I’m currently trying to implement a language detection plugin for neos, and I’m looking for some help and ideas from more experienced users (that’s my third day using Neos / flow).
Here is my idea:
At first, it will try to find a language setting by…
checking the URL parameters for a language setting.
checking the session for a language setting (for the case that cookies are disabled).
checking the cookies for a language setting.
If the language was found, it will proceed with it. Otherwise it tries to detect the browsers language. If that fails too, it will return a fallback value immediately.
The last step is to check if the detected language is present in a predefined list of available languages. If not, it will return the fallback language too.
My idea is, that this all happens before any part of the site is rendered. If the language has changed, or there was no language given (e.g when visiting the homepage for the first time or on requesting an obsolete link without language parameter), the user will be redirected to the correct url for his language, and the new language will be written into the session/cookies.
Long story short, i know how to implement the detection functionality, but I have no idea where to kick it off. Is an Aspect the right way for doing this?
Session without Cookies is horrible and doesn’t work with Flow, so you can skip that. IMHO writing the language to session is bad because you need to transfer the information in the url anyway otherwise you cannot change languages. I would look for URL parameter and Accept-Language headers in some order and that’s it.
Server based language detection has some drawbacks. No matter if you stick to the accept-language header or GeoIP or whatever. And especially using GeoIP is completely the wrong tool since a country is not a language but a country
So to me, picking languages is completely a client issue. Let me explain why.
Think about every bot or crawler hitting your site. Let’s call it googlebot, just as an example. Using a server based mechanism to either switch the language of your result content or create a redirect to a URL fitting this language better, both will prevent googlebot from reaching other content than the english one.
The most reliable way and least annoying one is leaving this decission to the user.
Here’s what we usually do:
Every language variant gets its own URL.
There’s the link rel=alternate tag. Make use of it and expos every language variant of your site.
Changing languages is done by the user by clicking a button or a link. Neither on the server side nor on the client side, nothing is done automatically.
Once the user decided for a language, its value is stored in a cookie. That’s completely client side and done by “onclick”.
If this cookie is not available, cient side JS code compares the browsers accept-header with all available link refl=alternate variants and shows a pretty prominent link to the user asking to either switching the language immediately (which will set the cookie to the target language of the link since its an explicit klick on a button) or keept the current language (which will set the cookie to the current language because that’s a button, too).
If this cookie is available, client side JS code compares not the browsers accept-header but the cookie value with all available link rel=alternate variants.
This results in:
As long as the page language delivered to the user fits the accept-language header, the user is not distrubed.
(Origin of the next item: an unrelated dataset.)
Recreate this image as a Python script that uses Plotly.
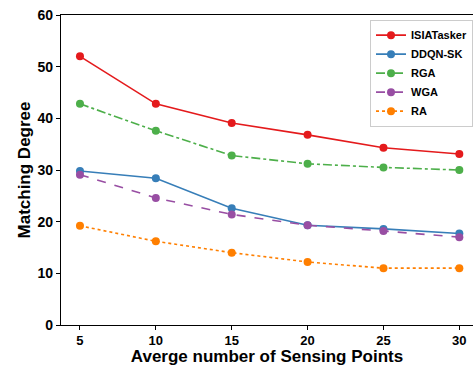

If a user has decided for a language (which means there is a cookie value available) that fits the current language, the user is not disturbed, too.
If the user has not decided for a language, yet (which means there is no cookie avilable) and the browsers accept-language votes for a language switch, a promiment button is displayed.
If a user has dedied for a language that is not the one currently displayed and there is a better alternative, the button is shown as well.
There is only one tiny limitation of this setting: The browsers accept-language header is not available to JS, unfortunately. There is the current browser language, which is the language of the browser UI. But that’s not the accept-language.
So I created a small PHP script that just fetches the accept-language from the request header and returns it.
Of course that’s a TYPO3 CMS page and no Neos page, but there is really no server side code involved, except one tiny script that looks something like this <?PHP echo $_SERVER['HTTP_ACCEPT_HEADER']; and has nothing to do with any framework.